Make no mistake, though, this is a political story, but perhaps not in the way you think. At the start of the novel, Lex felt like spending time online on forums talking about things was how they were going to instigate change. However, no matter what your political leanings are, we know that just talking on message boards will not change the world. This story is about Lex learning and discovering how far they are prepared to go to achieve real change.
Cartwright sticks the ending as well. There are real-life repercussions for the players, and saving them in the game may not be enough. Having created 3D characters, Cartwright threw everything at them, made them stronger, made them more vulnerable and scarred by what they had seen and done, even if it was a game, and I really cared what happened to them. I won’t go into detail about the ending, but it was enough to catapult this book into one of the best I’ve read this year.
I also have to mention the inclusivity in this book. There are people of all different colours, sexualities and genders, but none feels like a tickbox exercise, as can sometimes feel the case.
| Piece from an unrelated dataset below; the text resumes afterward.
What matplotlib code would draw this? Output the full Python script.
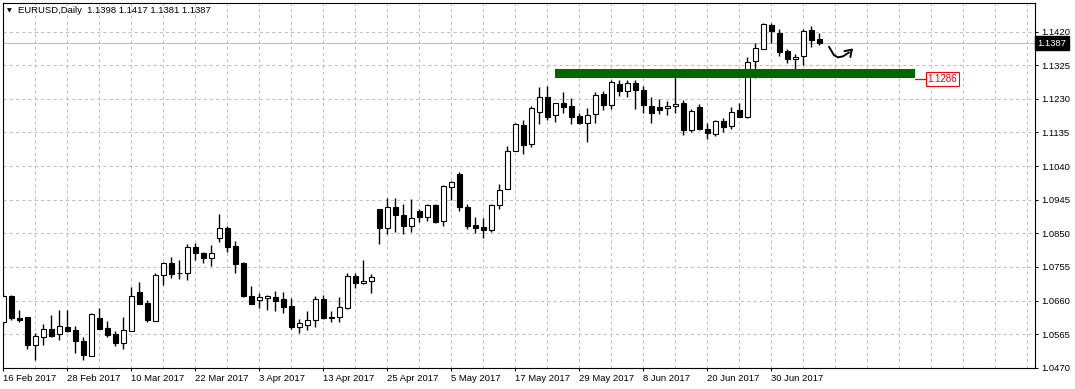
import matplotlib.pyplot as plt
import numpy as np
import pandas as pd

plt.rcParams['font.family'] = ['Liberation Sans', 'DejaVu Sans']

# daily bars, weekdays only
dates = pd.bdate_range('2017-02-16', '2017-07-10')

opens = [1.0599, 1.0673, 1.0611, 1.0613, 1.0535, 1.0556, 1.0581, 1.0565, 1.0584, 1.0576,
         1.0545, 1.0503, 1.0611, 1.0582, 1.0565, 1.0539, 1.0575, 1.0685, 1.0654, 1.0601,
         1.0733, 1.0765, 1.0739, 1.0738, 1.0810, 1.0795, 1.0780, 1.0838, 1.0864, 1.0813,
         1.0765, 1.0673, 1.0661, 1.0666, 1.0670, 1.0664, 1.0644, 1.0586, 1.0592, 1.0604,
         1.0665, 1.0613, 1.0614, 1.0640, 1.0730, 1.0710, 1.0715, 1.0918, 1.0866, 1.0924,
         1.0901, 1.0870, 1.0912, 1.0895, 1.0930, 1.0885, 1.0981, 1.1018, 1.0925, 1.0873,
         1.0868, 1.0860, 1.0929, 1.0974, 1.1082, 1.1156, 1.1103, 1.1194, 1.1235, 1.1183,
         1.1218, 1.1210, 1.1181, 1.1162, 1.1186, 1.1244, 1.1212, 1.1272, 1.1252, 1.1275,
         1.1256, 1.1210, 1.1207, 1.1203, 1.1209, 1.1218, 1.1141, 1.1207, 1.1146, 1.1131,
         1.1166, 1.1152, 1.1198, 1.1179, 1.1336, 1.1372, 1.1438, 1.1417, 1.1364, 1.1342,
         1.1351, 1.1424, 1.1398]
highs = [1.0679, 1.0676, 1.0634, 1.0614, 1.0568, 1.0594, 1.0618, 1.0632, 1.0632, 1.0587,
         1.0556, 1.0624, 1.0639, 1.0603, 1.0573, 1.0614, 1.0699, 1.0713, 1.0661, 1.0739,
         1.0768, 1.0782, 1.0775, 1.0820, 1.0822, 1.0796, 1.0817, 1.0905, 1.0872, 1.0827,
         1.0770, 1.0701, 1.0682, 1.0676, 1.0688, 1.0685, 1.0668, 1.0608, 1.0630, 1.0674,
         1.0676, 1.0630, 1.0670, 1.0737, 1.0737, 1.0775, 1.0736, 1.0918, 1.0950, 1.0950,
         1.0933, 1.0947, 1.0920, 1.0934, 1.0934, 1.0986, 1.0999, 1.1022, 1.0934, 1.0896,
         1.0893, 1.0933, 1.0990, 1.1096, 1.1162, 1.1169, 1.1210, 1.1264, 1.1267, 1.1218,
         1.1249, 1.1232, 1.1189, 1.1204, 1.1248, 1.1253, 1.1284, 1.1284, 1.1284, 1.1284,
         1.1266, 1.1236, 1.1229, 1.1224, 1.1295, 1.1226, 1.1200, 1.1214, 1.1162, 1.1169,
         1.1175, 1.1207, 1.1218, 1.1347, 1.1389, 1.1445, 1.1444, 1.1427, 1.1372, 1.1357,
         1.1427, 1.1437, 1.1417]
lows = [1.0589, 1.0604, 1.0600, 1.0523, 1.0492, 1.0534, 1.0556, 1.0549, 1.0571, 1.0513,
        1.0492, 1.0502, 1.0579, 1.0556, 1.0532, 1.0524, 1.0574, 1.0650, 1.0599, 1.0601,
        1.0703, 1.0725, 1.0722, 1.0717, 1.0774, 1.0766, 1.0758, 1.0825, 1.0796, 1.0737,
        1.0670, 1.0649, 1.0639, 1.0634, 1.0631, 1.0625, 1.0581, 1.0568, 1.0577, 1.0585,
        1.0608, 1.0600, 1.0599, 1.0636, 1.0696, 1.0706, 1.0680, 1.0820, 1.0848, 1.0853,
        1.0848, 1.0853, 1.0882, 1.0885, 1.0879, 1.0871, 1.0944, 1.0913, 1.0862, 1.0850,
        1.0836, 1.0853, 1.0920, 1.0974, 1.1082, 1.1074, 1.1094, 1.1159, 1.1170, 1.1165,
        1.1191, 1.1159, 1.1159, 1.1108, 1.1162, 1.1198, 1.1202, 1.1238, 1.1236, 1.1202,
        1.1191, 1.1162, 1.1188, 1.1183, 1.1191, 1.1129, 1.1136, 1.1141, 1.1117, 1.1126,
        1.1137, 1.1146, 1.1178, 1.1176, 1.1288, 1.1370, 1.1388, 1.1350, 1.1332, 1.1313,
        1.1326, 1.1375, 1.1381]
closes = [1.0673, 1.0611, 1.0606, 1.0535, 1.0559, 1.0581, 1.0561, 1.0587, 1.0575, 1.0546,
          1.0505, 1.0622, 1.0581, 1.0563, 1.0541, 1.0576, 1.0673, 1.0651, 1.0604, 1.0733,
          1.0765, 1.0734, 1.0738, 1.0810, 1.0794, 1.0780, 1.0795, 1.0864, 1.0811, 1.0764,
          1.0672, 1.0651, 1.0670, 1.0673, 1.0660, 1.0643, 1.0585, 1.0596, 1.0605, 1.0664,
          1.0611, 1.0612, 1.0641, 1.0730, 1.0709, 1.0716, 1.0727, 1.0866, 1.0924, 1.0903,
          1.0872, 1.0892, 1.0897, 1.0930, 1.0882, 1.0984, 1.0995, 1.0923, 1.0871, 1.0866,
          1.0860, 1.0930, 1.0972, 1.1082, 1.1159, 1.1100, 1.1203, 1.1235, 1.1179, 1.1218,
          1.1208, 1.1179, 1.1162, 1.1184, 1.1240, 1.1212, 1.1277, 1.1251, 1.1275, 1.1254,
          1.1212, 1.1191, 1.1199, 1.1210, 1.1215, 1.1143, 1.1195, 1.1145, 1.1132, 1.1166,
          1.1149, 1.1192, 1.1179, 1.1334, 1.1374, 1.1440, 1.1422, 1.1362, 1.1343, 1.1349,
          1.1421, 1.1397, 1.1387]

price_ticks = [1.0470, 1.0565, 1.0660, 1.0755, 1.0850, 1.0945, 1.1040, 1.1135, 1.1230, 1.1325, 1.1420]
last_price = 1.1387

# support zone drawn on the chart (bar index span, price span) and its label value
zone_bars = [68.95, 113.95]
zone_prices = [1.1288, 1.1313]
zone_label = 1.1286

# hand-drawn arrow after the last bar
arrow_bars = [103.2, 103.8, 104.3, 104.95, 105.7, 106.45]
arrow_prices = [1.1377, 1.1354, 1.1347, 1.1350, 1.1361, 1.1378]

o = np.array(opens)
h = np.array(highs)
l = np.array(lows)
c = np.array(closes)
x = np.arange(len(dates))

fig = plt.figure(figsize=(10.75, 3.89), dpi=100)
ax = fig.add_axes([3 / 1075, 21 / 389, 1032 / 1075, 365 / 389])

# grid
for p in price_ticks:
    ax.axhline(p, color='#c0c0c0', lw=0.75, ls=(0, (3, 3)), zorder=0)
for gx in range(4, 129, 4):
    ax.axvline(gx, color='#c0c0c0', lw=0.75, ls=(0, (3, 3)), zorder=0)

# current price line
ax.axhline(last_price, color='#c0c0c0', lw=0.9, zorder=1)

# candles
ax.vlines(x, l, h, color='black', lw=1.0, zorder=2)
up = c >= o
body = np.maximum(np.abs(c - o), 0.00012)
ax.bar(x, body, width=0.6, bottom=np.minimum(o, c),
       color=np.where(up, 'white', 'black'), edgecolor='black', linewidth=0.8, zorder=3)

# support zone
ax.fill_between(zone_bars, zone_prices[0], zone_prices[1], color='#006400', lw=0, zorder=4)
ax.plot([zone_bars[1], zone_bars[1] + 1.4], [zone_label, zone_label], color='red', lw=0.9, zorder=4)
ax.text(zone_bars[1] + 1.6, zone_label, f'{zone_label:.4f}', color='red', fontsize=7,
        ha='left', va='center', zorder=5,
        bbox=dict(boxstyle='square,pad=0.2', fc='white', ec='red', lw=0.8))

# arrow
ax.plot(arrow_bars[:-1], arrow_prices[:-1], color='black', lw=1.4, solid_capstyle='round', zorder=5)
ax.annotate('', xy=(arrow_bars[-1], arrow_prices[-1]), xytext=(arrow_bars[-2], arrow_prices[-2]),
            arrowprops=dict(arrowstyle='->,head_length=0.45,head_width=0.3', lw=1.4, color='black'), zorder=5)

ax.set_xlim(-0.05, 128.95)
ax.set_ylim(1.04694, 1.15007)

ax.yaxis.tick_right()
ax.set_yticks(price_ticks)
ax.set_yticklabels([f'{p:.4f}' for p in price_ticks])
ax.tick_params(axis='y', length=2.4, width=0.75, pad=2.2, labelsize=6.8, colors='black')

xt = list(range(0, len(dates), 8))
ax.set_xticks(xt)
ax.set_xticklabels([f'{dates[i].day} {dates[i].strftime("%b %Y")}' for i in xt])
for lab in ax.get_xticklabels():
    lab.set_horizontalalignment('left')
ax.tick_params(axis='x', length=2.4, width=0.75, pad=1.6, labelsize=6.8, colors='black')

for s in ax.spines.values():
    s.set_color('black')
    s.set_linewidth(0.8)

# price tag on the right axis
ax.text(1.0025, last_price, f'{last_price:.4f}', transform=ax.get_yaxis_transform(),
        color='white', fontsize=6.8, ha='left', va='center',
        bbox=dict(boxstyle='square,pad=0.25', fc='black', ec='black'))

# header
fig.text(7 / 1075, 1 - 10.5 / 389, '▼', fontsize=4.5, family='DejaVu Sans', ha='left', va='center')
fig.text(18 / 1075, 1 - 10.5 / 389,
         f'EURUSD,Daily  {opens[-1]:.4f} {highs[-1]:.4f} {lows[-1]:.4f} {closes[-1]:.4f}',
         fontsize=6.8, ha='left', va='center')

fig.savefig('out.png', dpi=100, facecolor='white')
As I have stated earlier, Lex and their friends felt real, multifaceted, with strengths and weaknesses both in the game and out. Things like gender and sexuality were only an issue to those who made it an issue, and I felt for Lex with their general weariness of everyday life where they were judged for every minute aspect of their life. This is how inclusivity should be done.
Fast-paced with strong characters, fantastic descriptions and a brilliantly crafted computer game. Rendered Flesh is a must for every horror/political fan. Highly recommended.